You should see a landing page which includes links to documentation, cluster manager service and various other services of CMOS.
Add Couchbase Cluster
You can access the Couchbase cluster from the CMOS dashboard using the “Add Cluster” option. In this section, we need to enter a few details and then click on "Add Cluster". Enter the Couchbase Server hostname, username and password credentials.
By default the username is “admin” and password is “password”.
We recommend specifying a stronger password in the custom-values.yaml
file during CMOS installation.
Remove the check from “Add to Prometheus” option, because prometheus scraping will be configured using service discovery. |
As soon as you add a cluster, you will see a Grafana URL where you can view inventory and metrics of Couchbase server clusters.
Prometheus Targets
From the "Prometheus Targets" option, we can see the prometheus targets and their details. For instance, we can filter the targets to show all targets or unhealthy targets. The state information tells which prometheus targets are running. The last scrape value shows how long ago the target metrics were scraped.
Whilst the pods are coming up, some may report as failing but these will resolve once the pods are running.
Grafana Dashboard
With Grafana, multiple dashboards for monitoring a Couchbase cluster are provided out of the box. You can list all the dashboards using the search dashboard option. You may create additional dashboards as per your needs. The following are some out-of-the-box dashboards.

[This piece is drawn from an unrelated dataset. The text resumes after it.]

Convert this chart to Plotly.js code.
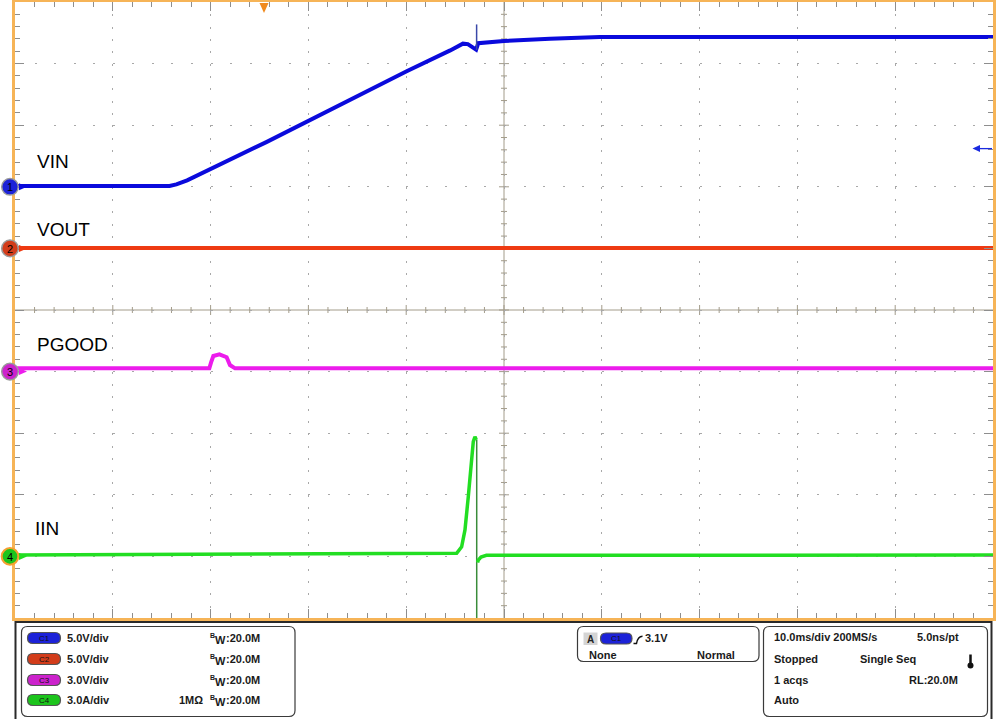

Couchbase Cluster Overview Metrics
Couchbase cluster overview metrics dashboard can be accessible on Grafana with name as: single-cluster-overview
.
This dashboard displays a number of items including Couchbase nodes, buckets available, version information, health check warnings, and which services are running.
Alerts
CMOS comes with pre-installed alert rules to monitor the Couchbase cluster. Navigate to Alertmanager, prometheus UI to check the alert rules and alerts. For more information check the prometheus and alerting configuration section.
Alertmanager
Alertmanager is shipped and enabled by default in the CMOS, which is accessible via “Alert Manager” options. You can view all the generated alerts in this dashboard.
Loki
Loki, which is shipped with Grafana, allows access to logs of various components. You can configure it via Configuration > Data sources > Loki > Explore
From the Log browser, you can enter a custom Loki query or select appropriate labels to see the logs.
After that select the “Show logs” to view logs. You can also build custom Grafana dashboards based on your needs.